We find the power of this surrender at work in Cain’s story if we stop obsessing over the curses.  In fact, the curses may not be all they’re cracked up to be.  After being told that the land will become sterile for him, and that he’ll be a wanderer and a fugitive for the rest of his days, Cain protests that the curse is too great for him to bear; that it will not be long before he is killed out of vengeance for his brother’s blood.  And how does God respond?

Just as God protected and cared for Cain’s father and mother after leaving the Garden, God placed a mark on Cain to protect him from harm. It is this mark, signaling God’s ongoing love and care and protection, that defines Cain, not the curses.   What this means is that Cain can trust God.  He can trust that God isn’t constantly re-evaluating whether God will love him or not.  It means that he can trust that God is in this thing called “relationship” for the long-haul, through thick and thin, good times and bad, happy ones and sad.  Thus, it means that when he screws up, he needn’t hide from God (which only makes things worse).  Rather, he can come to God seeking God’s love and forgiveness.

If you have any doubt about how God’s mark on Cain redefined Cain’s life as one of Grace as opposed to Curse, consider what comes next.

When Cain’s story ends, he has built himself a city to live in.

How does someone who’s supposed to be a fugitive and a wanderer for the rest of his days settle down and become The Father of Cities in the Bible?  Well, what else was Cain going to do with all that land that had become sterile under the curse?  He couldn’t grow plants, so he grew cities.

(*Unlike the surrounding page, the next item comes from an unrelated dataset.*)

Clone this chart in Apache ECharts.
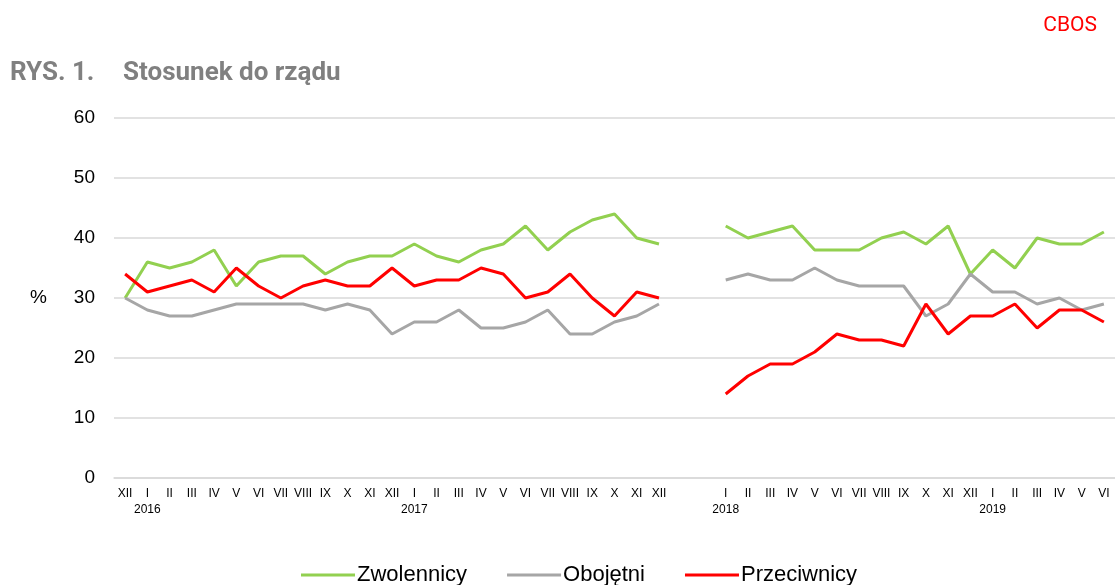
<!DOCTYPE html>
<html><head><meta charset="utf-8">
<script src="https://cdn.jsdelivr.net/npm/echarts@6/dist/echarts.min.js"></script>
<style>html,body{margin:0;padding:0;background:#fff}#c{width:1115px;height:585px}</style>
</head><body><div id="c"></div>
<script>
var months = ['XII','I','II','III','IV','V','VI','VII','VIII','IX','X','XI','XII','I','II','III','IV','V','VI','VII','VIII','IX','X','XI','XII','','','I','II','III','IV','V','VI','VII','VIII','IX','X','XI','XII','I','II','III','IV','V','VI'];
var years  = ['','2016','','','','','','','','','','','','2017','','','','','','','','','','','','','','2018','','','','','','','','','','','','2019','','','','',''];
var zwolennicy  = [30,36,35,36,38,32,36,37,37,34,36,37,37,39,37,36,38,39,42,38,41,43,44,40,39,null,null,42,40,41,42,38,38,38,40,41,39,42,34,38,35,40,39,39,41];
var obojetni    = [30,28,27,27,28,29,29,29,29,28,29,28,24,26,26,28,25,25,26,28,24,24,26,27,29,null,null,33,34,33,33,35,33,32,32,32,27,29,34,31,31,29,30,28,29];
var przeciwnicy = [34,31,32,33,31,35,32,30,32,33,32,32,35,32,33,33,35,34,30,31,34,30,27,31,30,null,null,14,17,19,19,21,24,23,23,22,29,24,27,27,29,25,28,28,26];
var yTicks = [0,10,20,30,40,50,60];

var cats = months.map(function(m,i){ return years[i] ? m + '\n' + years[i] : m; });
var chart = echarts.init(document.getElementById('c'));
function line(name, data, color){
  return {name:name, type:'line', data:data, symbol:'none', smooth:false,
    lineStyle:{color:color, width:3}, itemStyle:{color:color}, connectNulls:false};
}
chart.setOption({
  animation:false,
  textStyle:{fontFamily:'Liberation Sans, Arial, sans-serif'},
  title:{
    left:5, top:55,
    text:'{a|RYS. 1.}{b|Stosunek do rządu}',
    textStyle:{rich:{
      a:{fontFamily:'Roboto', fontWeight:'bold', fontSize:26, color:'#808080', width:113},
      b:{fontFamily:'Roboto', fontWeight:'bold', fontSize:26, color:'#808080'}
    }}
  },
  graphic:[{type:'text', right:18, top:15, style:{text:'CBOS', fill:'#ff0000', font:'21px Roboto'}}],
  legend:{
    left:296, top:559, itemWidth:54, itemHeight:3, itemGap:40, icon:'rect',
    textStyle:{fontSize:22, color:'#000', fontFamily:'Liberation Sans, Arial', padding:[0,0,0,-3]},
    data:['Zwolennicy','Obojętni','Przeciwnicy']
  },
  grid:{left:114, right:0, top:118, bottom:107, containLabel:false},
  xAxis:{
    type:'category', data:cats, boundaryGap:true,
    axisLine:{show:true, lineStyle:{color:'#d9d9d9', width:1.5}},
    axisTick:{show:false},
    axisLabel:{interval:0, fontSize:12, color:'#000', margin:8, lineHeight:16, fontFamily:'Liberation Sans, Arial'}
  },
  yAxis:{
    type:'value', min:yTicks[0], max:yTicks[yTicks.length-1], interval:10,
    name:'%', nameLocation:'middle', nameRotate:0, nameGap:67,
    nameTextStyle:{fontSize:19, color:'#000', fontFamily:'Liberation Sans, Arial'},
    axisLine:{show:false}, axisTick:{show:false},
    axisLabel:{fontSize:19, color:'#000', margin:19, fontFamily:'Liberation Sans, Arial'},
    splitLine:{lineStyle:{color:'#d9d9d9', width:1.5}}
  },
  series:[
    line('Zwolennicy', zwolennicy, '#92d050'),
    line('Obojętni', obojetni, '#a6a6a6'),
    line('Przeciwnicy', przeciwnicy, '#ff0000')
  ]
});
</script></body></html>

You see, when your life is defined by God’s grace, which allows for ongoing relationship with God, some of those curses you had previously worked so hard to bring upon yourself simply dry up and blow away.  And those curses that remain may just become transformed through your ongoing relationship with God, like cities rising from sterile soil, to become bearers of new life where there once was only death.

Cain, the cursed fugitive and wanderer is building cities.  Now there’s something more impressive than a dog driving a taxi!